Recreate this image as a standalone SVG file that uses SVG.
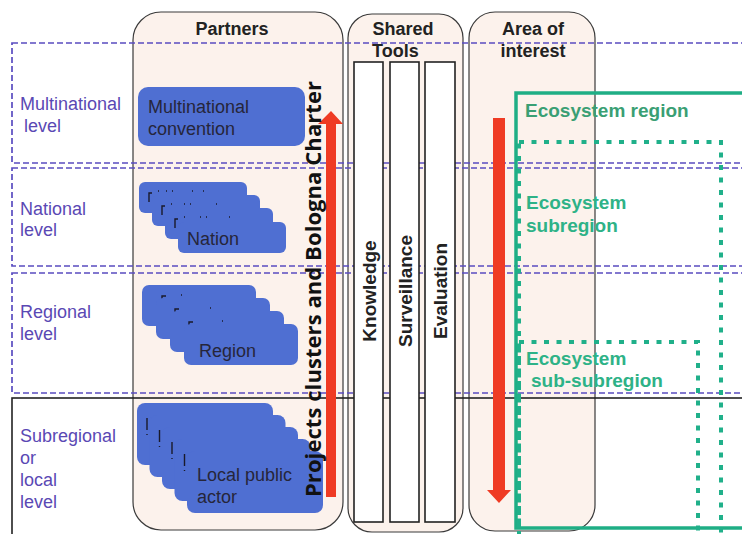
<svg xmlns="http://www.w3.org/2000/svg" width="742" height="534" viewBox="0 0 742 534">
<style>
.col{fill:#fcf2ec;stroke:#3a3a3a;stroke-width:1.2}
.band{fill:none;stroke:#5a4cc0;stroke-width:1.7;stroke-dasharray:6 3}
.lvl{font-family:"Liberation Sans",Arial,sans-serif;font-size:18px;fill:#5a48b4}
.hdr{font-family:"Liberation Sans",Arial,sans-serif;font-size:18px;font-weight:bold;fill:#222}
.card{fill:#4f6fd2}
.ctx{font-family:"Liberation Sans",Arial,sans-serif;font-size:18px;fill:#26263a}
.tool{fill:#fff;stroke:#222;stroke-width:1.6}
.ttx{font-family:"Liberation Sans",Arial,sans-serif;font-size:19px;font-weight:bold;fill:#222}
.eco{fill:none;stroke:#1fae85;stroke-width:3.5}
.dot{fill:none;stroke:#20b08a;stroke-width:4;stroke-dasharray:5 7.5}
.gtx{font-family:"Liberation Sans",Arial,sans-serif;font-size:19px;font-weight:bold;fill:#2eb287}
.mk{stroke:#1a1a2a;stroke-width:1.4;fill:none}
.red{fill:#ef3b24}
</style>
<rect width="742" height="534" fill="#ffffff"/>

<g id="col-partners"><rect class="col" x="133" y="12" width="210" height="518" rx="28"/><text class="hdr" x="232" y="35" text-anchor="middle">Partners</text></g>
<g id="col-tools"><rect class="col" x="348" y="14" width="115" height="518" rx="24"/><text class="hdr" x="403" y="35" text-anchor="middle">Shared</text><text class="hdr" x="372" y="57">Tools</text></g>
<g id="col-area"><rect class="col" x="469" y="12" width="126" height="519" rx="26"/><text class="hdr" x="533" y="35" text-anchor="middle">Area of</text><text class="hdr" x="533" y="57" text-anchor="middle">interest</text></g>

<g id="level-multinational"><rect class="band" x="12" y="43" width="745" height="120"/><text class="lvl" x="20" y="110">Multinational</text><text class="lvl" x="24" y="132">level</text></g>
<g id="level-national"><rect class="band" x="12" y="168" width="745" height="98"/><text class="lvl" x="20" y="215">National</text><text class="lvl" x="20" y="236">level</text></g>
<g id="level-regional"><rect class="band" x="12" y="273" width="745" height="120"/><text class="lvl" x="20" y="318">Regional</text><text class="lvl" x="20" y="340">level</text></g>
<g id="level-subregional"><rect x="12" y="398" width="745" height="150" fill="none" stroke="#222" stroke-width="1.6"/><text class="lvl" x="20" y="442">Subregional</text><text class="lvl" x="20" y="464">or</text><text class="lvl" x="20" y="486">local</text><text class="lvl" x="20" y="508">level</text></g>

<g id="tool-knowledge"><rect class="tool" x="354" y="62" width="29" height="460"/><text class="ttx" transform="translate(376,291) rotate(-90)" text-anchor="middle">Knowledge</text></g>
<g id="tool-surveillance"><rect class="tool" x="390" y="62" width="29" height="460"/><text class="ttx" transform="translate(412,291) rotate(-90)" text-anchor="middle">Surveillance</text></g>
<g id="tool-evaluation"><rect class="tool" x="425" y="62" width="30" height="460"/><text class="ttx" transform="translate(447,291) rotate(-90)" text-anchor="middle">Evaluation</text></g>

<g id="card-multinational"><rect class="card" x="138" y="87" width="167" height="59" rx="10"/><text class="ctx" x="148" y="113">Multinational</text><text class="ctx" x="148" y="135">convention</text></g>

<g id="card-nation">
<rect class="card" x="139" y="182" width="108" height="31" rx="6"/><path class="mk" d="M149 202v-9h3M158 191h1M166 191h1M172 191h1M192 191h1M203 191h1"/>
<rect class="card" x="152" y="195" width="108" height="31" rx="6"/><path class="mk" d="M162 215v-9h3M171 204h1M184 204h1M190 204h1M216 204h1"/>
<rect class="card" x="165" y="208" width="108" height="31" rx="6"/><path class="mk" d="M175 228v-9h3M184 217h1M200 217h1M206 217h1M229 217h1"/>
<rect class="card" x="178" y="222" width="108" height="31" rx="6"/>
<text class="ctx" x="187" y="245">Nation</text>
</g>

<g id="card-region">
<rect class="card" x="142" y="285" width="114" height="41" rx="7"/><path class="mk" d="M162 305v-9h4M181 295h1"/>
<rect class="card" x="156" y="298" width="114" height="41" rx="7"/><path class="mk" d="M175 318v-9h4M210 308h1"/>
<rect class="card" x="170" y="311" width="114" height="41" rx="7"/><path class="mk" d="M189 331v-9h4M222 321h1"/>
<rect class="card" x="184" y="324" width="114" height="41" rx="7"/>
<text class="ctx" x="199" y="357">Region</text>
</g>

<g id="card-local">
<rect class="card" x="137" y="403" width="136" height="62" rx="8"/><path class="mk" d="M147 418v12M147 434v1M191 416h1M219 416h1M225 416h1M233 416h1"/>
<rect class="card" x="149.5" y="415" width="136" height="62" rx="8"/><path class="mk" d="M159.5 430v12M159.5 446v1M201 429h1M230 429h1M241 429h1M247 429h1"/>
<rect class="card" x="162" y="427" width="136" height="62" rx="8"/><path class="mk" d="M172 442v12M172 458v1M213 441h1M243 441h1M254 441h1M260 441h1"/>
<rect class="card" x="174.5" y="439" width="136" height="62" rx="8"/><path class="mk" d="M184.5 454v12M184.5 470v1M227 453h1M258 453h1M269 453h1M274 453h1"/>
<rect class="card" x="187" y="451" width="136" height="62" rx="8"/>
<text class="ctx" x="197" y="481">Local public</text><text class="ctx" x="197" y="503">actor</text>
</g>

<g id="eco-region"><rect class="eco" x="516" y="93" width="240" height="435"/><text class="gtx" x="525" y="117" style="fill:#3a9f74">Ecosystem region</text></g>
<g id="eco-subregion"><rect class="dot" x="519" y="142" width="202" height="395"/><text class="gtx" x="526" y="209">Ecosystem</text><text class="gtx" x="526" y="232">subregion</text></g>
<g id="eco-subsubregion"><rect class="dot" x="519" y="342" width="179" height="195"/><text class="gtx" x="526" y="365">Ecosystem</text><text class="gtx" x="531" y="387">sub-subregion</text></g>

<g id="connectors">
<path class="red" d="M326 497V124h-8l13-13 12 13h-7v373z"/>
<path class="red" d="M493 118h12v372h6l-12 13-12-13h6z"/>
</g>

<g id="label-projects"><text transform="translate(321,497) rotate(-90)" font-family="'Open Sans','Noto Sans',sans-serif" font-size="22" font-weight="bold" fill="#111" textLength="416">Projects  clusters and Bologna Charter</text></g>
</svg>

(INSTRUCTION)
Quote the preceding listing precisely and completely, omitting its images.

(OUTPUT OF THE EXERCISE)
Recreate this image as a standalone SVG file that uses SVG.
<svg xmlns="http://www.w3.org/2000/svg" width="742" height="534" viewBox="0 0 742 534">
<style>
.col{fill:#fcf2ec;stroke:#3a3a3a;stroke-width:1.2}
.band{fill:none;stroke:#5a4cc0;stroke-width:1.7;stroke-dasharray:6 3}
.lvl{font-family:"Liberation Sans",Arial,sans-serif;font-size:18px;fill:#5a48b4}
.hdr{font-family:"Liberation Sans",Arial,sans-serif;font-size:18px;font-weight:bold;fill:#222}
.card{fill:#4f6fd2}
.ctx{font-family:"Liberation Sans",Arial,sans-serif;font-size:18px;fill:#26263a}
.tool{fill:#fff;stroke:#222;stroke-width:1.6}
.ttx{font-family:"Liberation Sans",Arial,sans-serif;font-size:19px;font-weight:bold;fill:#222}
.eco{fill:none;stroke:#1fae85;stroke-width:3.5}
.dot{fill:none;stroke:#20b08a;stroke-width:4;stroke-dasharray:5 7.5}
.gtx{font-family:"Liberation Sans",Arial,sans-serif;font-size:19px;font-weight:bold;fill:#2eb287}
.mk{stroke:#1a1a2a;stroke-width:1.4;fill:none}
.red{fill:#ef3b24}
</style>
<rect width="742" height="534" fill="#ffffff"/>

<g id="col-partners"><rect class="col" x="133" y="12" width="210" height="518" rx="28"/><text class="hdr" x="232" y="35" text-anchor="middle">Partners</text></g>
<g id="col-tools"><rect class="col" x="348" y="14" width="115" height="518" rx="24"/><text class="hdr" x="403" y="35" text-anchor="middle">Shared</text><text class="hdr" x="372" y="57">Tools</text></g>
<g id="col-area"><rect class="col" x="469" y="12" width="126" height="519" rx="26"/><text class="hdr" x="533" y="35" text-anchor="middle">Area of</text><text class="hdr" x="533" y="57" text-anchor="middle">interest</text></g>

<g id="level-multinational"><rect class="band" x="12" y="43" width="745" height="120"/><text class="lvl" x="20" y="110">Multinational</text><text class="lvl" x="24" y="132">level</text></g>
<g id="level-national"><rect class="band" x="12" y="168" width="745" height="98"/><text class="lvl" x="20" y="215">National</text><text class="lvl" x="20" y="236">level</text></g>
<g id="level-regional"><rect class="band" x="12" y="273" width="745" height="120"/><text class="lvl" x="20" y="318">Regional</text><text class="lvl" x="20" y="340">level</text></g>
<g id="level-subregional"><rect x="12" y="398" width="745" height="150" fill="none" stroke="#222" stroke-width="1.6"/><text class="lvl" x="20" y="442">Subregional</text><text class="lvl" x="20" y="464">or</text><text class="lvl" x="20" y="486">local</text><text class="lvl" x="20" y="508">level</text></g>

<g id="tool-knowledge"><rect class="tool" x="354" y="62" width="29" height="460"/><text class="ttx" transform="translate(376,291) rotate(-90)" text-anchor="middle">Knowledge</text></g>
<g id="tool-surveillance"><rect class="tool" x="390" y="62" width="29" height="460"/><text class="ttx" transform="translate(412,291) rotate(-90)" text-anchor="middle">Surveillance</text></g>
<g id="tool-evaluation"><rect class="tool" x="425" y="62" width="30" height="460"/><text class="ttx" transform="translate(447,291) rotate(-90)" text-anchor="middle">Evaluation</text></g>

<g id="card-multinational"><rect class="card" x="138" y="87" width="167" height="59" rx="10"/><text class="ctx" x="148" y="113">Multinational</text><text class="ctx" x="148" y="135">convention</text></g>

<g id="card-nation">
<rect class="card" x="139" y="182" width="108" height="31" rx="6"/><path class="mk" d="M149 202v-9h3M158 191h1M166 191h1M172 191h1M192 191h1M203 191h1"/>
<rect class="card" x="152" y="195" width="108" height="31" rx="6"/><path class="mk" d="M162 215v-9h3M171 204h1M184 204h1M190 204h1M216 204h1"/>
<rect class="card" x="165" y="208" width="108" height="31" rx="6"/><path class="mk" d="M175 228v-9h3M184 217h1M200 217h1M206 217h1M229 217h1"/>
<rect class="card" x="178" y="222" width="108" height="31" rx="6"/>
<text class="ctx" x="187" y="245">Nation</text>
</g>

<g id="card-region">
<rect class="card" x="142" y="285" width="114" height="41" rx="7"/><path class="mk" d="M162 305v-9h4M181 295h1"/>
<rect class="card" x="156" y="298" width="114" height="41" rx="7"/><path class="mk" d="M175 318v-9h4M210 308h1"/>
<rect class="card" x="170" y="311" width="114" height="41" rx="7"/><path class="mk" d="M189 331v-9h4M222 321h1"/>
<rect class="card" x="184" y="324" width="114" height="41" rx="7"/>
<text class="ctx" x="199" y="357">Region</text>
</g>

<g id="card-local">
<rect class="card" x="137" y="403" width="136" height="62" rx="8"/><path class="mk" d="M147 418v12M147 434v1M191 416h1M219 416h1M225 416h1M233 416h1"/>
<rect class="card" x="149.5" y="415" width="136" height="62" rx="8"/><path class="mk" d="M159.5 430v12M159.5 446v1M201 429h1M230 429h1M241 429h1M247 429h1"/>
<rect class="card" x="162" y="427" width="136" height="62" rx="8"/><path class="mk" d="M172 442v12M172 458v1M213 441h1M243 441h1M254 441h1M260 441h1"/>
<rect class="card" x="174.5" y="439" width="136" height="62" rx="8"/><path class="mk" d="M184.5 454v12M184.5 470v1M227 453h1M258 453h1M269 453h1M274 453h1"/>
<rect class="card" x="187" y="451" width="136" height="62" rx="8"/>
<text class="ctx" x="197" y="481">Local public</text><text class="ctx" x="197" y="503">actor</text>
</g>

<g id="eco-region"><rect class="eco" x="516" y="93" width="240" height="435"/><text class="gtx" x="525" y="117" style="fill:#3a9f74">Ecosystem region</text></g>
<g id="eco-subregion"><rect class="dot" x="519" y="142" width="202" height="395"/><text class="gtx" x="526" y="209">Ecosystem</text><text class="gtx" x="526" y="232">subregion</text></g>
<g id="eco-subsubregion"><rect class="dot" x="519" y="342" width="179" height="195"/><text class="gtx" x="526" y="365">Ecosystem</text><text class="gtx" x="531" y="387">sub-subregion</text></g>

<g id="connectors">
<path class="red" d="M326 497V124h-8l13-13 12 13h-7v373z"/>
<path class="red" d="M493 118h12v372h6l-12 13-12-13h6z"/>
</g>

<g id="label-projects"><text transform="translate(321,497) rotate(-90)" font-family="'Open Sans','Noto Sans',sans-serif" font-size="22" font-weight="bold" fill="#111" textLength="416">Projects  clusters and Bologna Charter</text></g>
</svg>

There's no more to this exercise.